Foreign Minister Nikos Dendias departs on Tuesday for Geneva with few illusions of a breakthrough but hoping that discussions will not be mired in the usual differences that have persisted since the republic was founded.
Cyprus has been divided since 1974, when Turkey, responding to a Greek-sponsored coup, invaded the island, occupying nearly 40 percent of it. Turkish occupation troops remain to this day.
The Turkish Cypriots will be represented by their new leader Ersin Tatar, Turkey by Foreign Minister Mevlut Cavusoglu, the UK by Foreign Secretary Dominic Raab and the Greek Cypriots by Cyprus President Nicos Anastasiades.
There was no indication, at least until late Monday, of a planned bilateral meeting between Dendias and Cavusoglu, after their stormy joint press conference in Ankara on April 15. Dendias will have one-on-one talks with Anastasiades and Guterres’ special envoy for Syria Geir Pedersen on Tuesday, Guterres himself on Wednesday and Raab on Thursday.
The informal talks will take place Wednesday and Thursday and, if there is a positive climate, there could be an extra meeting Friday.
Four years after the last Cyprus talks at the resort of Crans-Montana, also in Switzerland, collapsed, the gap between the Turks and Turkish Cypriots, on the one hand and the Greeks and the Cypriot administration, on the other, appears set in stone.
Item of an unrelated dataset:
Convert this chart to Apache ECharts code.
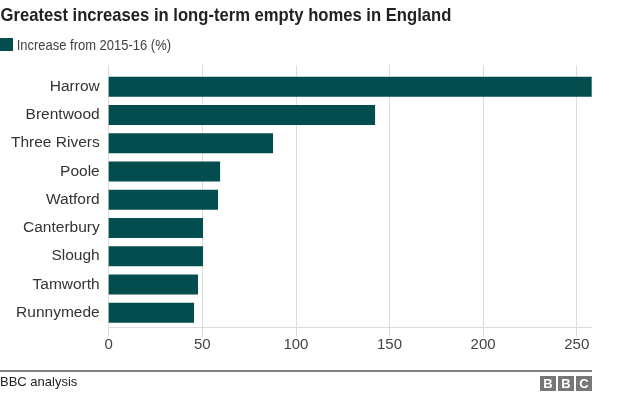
<!DOCTYPE html>
<html>
<head>
<meta charset="utf-8">
<script src="https://cdn.jsdelivr.net/npm/echarts@6/dist/echarts.min.js"></script>
<style>
html,body{margin:0;padding:0;background:#fff;}
#chart{width:624px;height:395px;}
</style>
</head>
<body>
<div id="chart"></div>
<script>
const categories = ["Harrow","Brentwood","Three Rivers","Poole","Watford","Canterbury","Slough","Tamworth","Runnymede"];
const values = [258, 142.3, 87.8, 59.5, 58.4, 50.4, 50.4, 47.7, 45.6];
const seriesName = "Increase from 2015-16 (%)";
const titleText = "Greatest increases in long-term empty homes in England";
const sourceText = "BBC analysis";
const xMin = 0, xMax = 258, xStep = 50;

const FONT = "'Liberation Sans', Arial, sans-serif";
const BAR = "#034d4e";
const GRIDC = '#dcdcdc';
const chart = echarts.init(document.getElementById('chart'), null, {renderer:'canvas'});
chart.setOption({
  animation: false,
  backgroundColor: '#fff',
  legend: {show: false, data: [seriesName]},
  grid: [
    {left: 108.7, right: 32.3, top: 65, bottom: 58},
    {left: 108.7, right: 32.3, top: 72.6, bottom: 68.2}
  ],
  xAxis: [
    {gridIndex: 0, type: 'value', min: xMin, max: xMax, interval: xStep,
     axisLabel: {show: false}, axisTick: {show: false}, axisLine: {show: false},
     splitLine: {show: true, lineStyle: {color: [GRIDC, GRIDC, GRIDC, GRIDC, GRIDC, GRIDC, 'rgba(0,0,0,0)'], width: 1}}},
    {gridIndex: 1, type: 'value', min: xMin, max: xMax, interval: xStep,
     axisLine: {show: true, lineStyle: {color: GRIDC}}, axisTick: {show: false},
     splitLine: {show: false},
     axisLabel: {fontFamily: FONT, fontSize: 15, color: '#444', margin: 11, showMaxLabel: false}}
  ],
  yAxis: [
    {gridIndex: 0, type: 'value', show: false, min: 0, max: 1},
    {gridIndex: 1, type: 'category', data: categories, inverse: true,
     axisLine: {show: false}, axisTick: {show: false},
     axisLabel: {fontFamily: FONT, fontSize: 15.5, color: '#333', margin: 9}}
  ],
  series: [{
    name: seriesName, type: 'bar', xAxisIndex: 1, yAxisIndex: 1,
    data: values, barCategoryGap: '29%', itemStyle: {color: BAR}
  }],
  graphic: [
    {type: 'text', x: 0.5, y: 16, scaleX: 0.875,
     style: {x: 0, y: 0, text: titleText, font: "bold 19px " + FONT, fill: '#222', verticalAlign: 'middle'}},
    {type: 'rect', shape: {x: 0, y: 38, width: 13, height: 13}, style: {fill: BAR}},
    {type: 'text', x: 16.7, y: 45.5, scaleX: 0.865,
     style: {x: 0, y: 0, text: seriesName, font: "15px " + FONT, fill: '#404040', verticalAlign: 'middle'}},
    {type: 'line', shape: {x1: 0, y1: 371, x2: 592, y2: 371}, style: {stroke: '#000', lineWidth: 1}},
    {type: 'text', x: 0, y: 382, style: {x: 0, y: 0, text: sourceText, font: "13px " + FONT, fill: '#222', verticalAlign: 'middle'}},
    {type: 'rect', shape: {x: 540, y: 376, width: 16, height: 15}, style: {fill: '#777'}},
    {type: 'rect', shape: {x: 558, y: 376, width: 16, height: 15}, style: {fill: '#777'}},
    {type: 'rect', shape: {x: 576, y: 376, width: 16, height: 15}, style: {fill: '#777'}},
    {type: 'text', style: {x: 548, y: 384, text: 'B', font: "bold 13px " + FONT, fill: '#fff', align: 'center', verticalAlign: 'middle'}},
    {type: 'text', style: {x: 566, y: 384, text: 'B', font: "bold 13px " + FONT, fill: '#fff', align: 'center', verticalAlign: 'middle'}},
    {type: 'text', style: {x: 584, y: 384, text: 'C', font: "bold 13px " + FONT, fill: '#fff', align: 'center', verticalAlign: 'middle'}}
  ]
});
</script>
</body>
</html>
The new Turkish-Cypriot leader, supported by Turkey’s Cavusoglu, openly talked about “one island, two states” while Cypriot Foreign Minister Nikos Christodoulides has said that “(w)e go to Geneva… steadfastly committed to resuming negotiations for reunifying Cyprus in a bizonal, bicommunal federation,” in line with UN resolutions, international and European Union law.
The Greek Cypriots had requested EU’s presence, but Turkey and the UK objected.